The correct sequence: secure the new North Carolina policy with a binding date, complete the safety inspection and registration transfer, then cancel the Massachusetts policy effective the same day the North Carolina policy binds. Never cancel the existing policy before the replacement coverage is confirmed in writing.
Some carriers allow a single policy to remain issued in Massachusetts while covering a vehicle that splits time in North Carolina, as long as Massachusetts remains the primary garaging location and registration state. This avoids the transfer process entirely. Confirm with the carrier that the policy language explicitly covers out-of-state use for the specific duration your parent spends in Pinehurst — some policies include a 90-day limit on secondary state coverage that isn't disclosed until a claim is filed.
What Happens to Rates When Adding a Second State
Massachusetts and North Carolina use different rating factors, and the blended premium reflects both. Massachusetts rates are higher overall, but the state mandates significant senior discounts and prohibits age-based rate increases after 65. North Carolina allows age to remain a rating factor and applies steeper increases after 70, but base rates for clean-driving seniors are 20-35% lower than Massachusetts.
When a carrier adds the Pinehurst address to a Massachusetts-issued policy, the new premium reflects the percentage of time the vehicle is garaged in each state. A parent spending November through March in North Carolina would see roughly 40% of their annual premium calculated using North Carolina rates and 60% using Massachusetts rates. The discount structure follows the primary state — if Massachusetts mandates a mature driver course discount, it applies to the full premium even though part of the risk is now rated in North Carolina.
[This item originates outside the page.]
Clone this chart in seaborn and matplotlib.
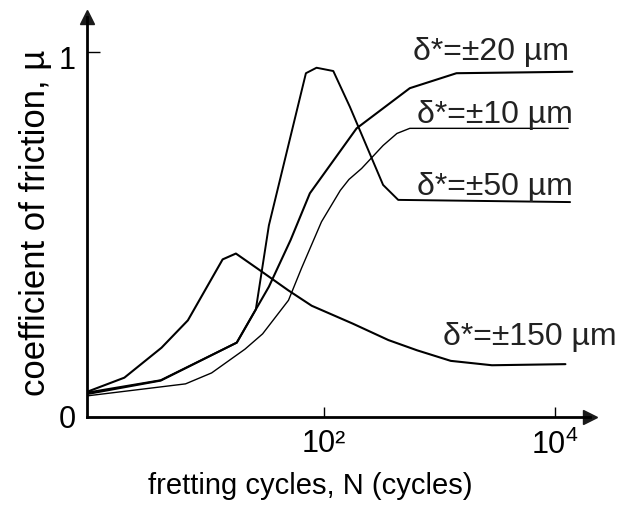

Expect the first renewal after adding the second address to include a 10-25% increase if North Carolina has higher uninsured motorist rates or if the Pinehurst zip code has higher theft or accident frequency than the Boston metro area. Rates can also decrease if the North Carolina location is rural with lower claim frequency. Request a rate illustration before finalizing the address change so there are no surprises at renewal.
Which Carriers Handle Snowbird Situations Cleanly
State Farm and Progressive have the most straightforward snowbird processes: both allow a Massachusetts policy to add a North Carolina secondary address without re-underwriting, and both issue the policy in the primary state while covering both locations under a single policy number. USAA provides the same structure for military families and extends it to senior snowbird drivers.
Geico and Allstate handle snowbird coverage inconsistently across regions. Some Geico underwriters require the policy to be issued in the state where the vehicle is garaged most days per year, which forces a mid-year policy transfer if your parent shifts from spending more time in Massachusetts to spending more time in North Carolina. Allstate agents in some states can write a true two-state policy, while others require separate policies in each state with overlapping effective dates, which nearly doubles the cost.
Nationwide and Travelers both offer snowbird policies but often require the vehicle to be registered in the winter state if more than 180 days per year are spent there, which eliminates the flexibility most families are seeking. The cleanest path: start with State Farm or Progressive, confirm the agent has written snowbird policies before, and get the two-state coverage structure in writing before canceling any existing Massachusetts policy.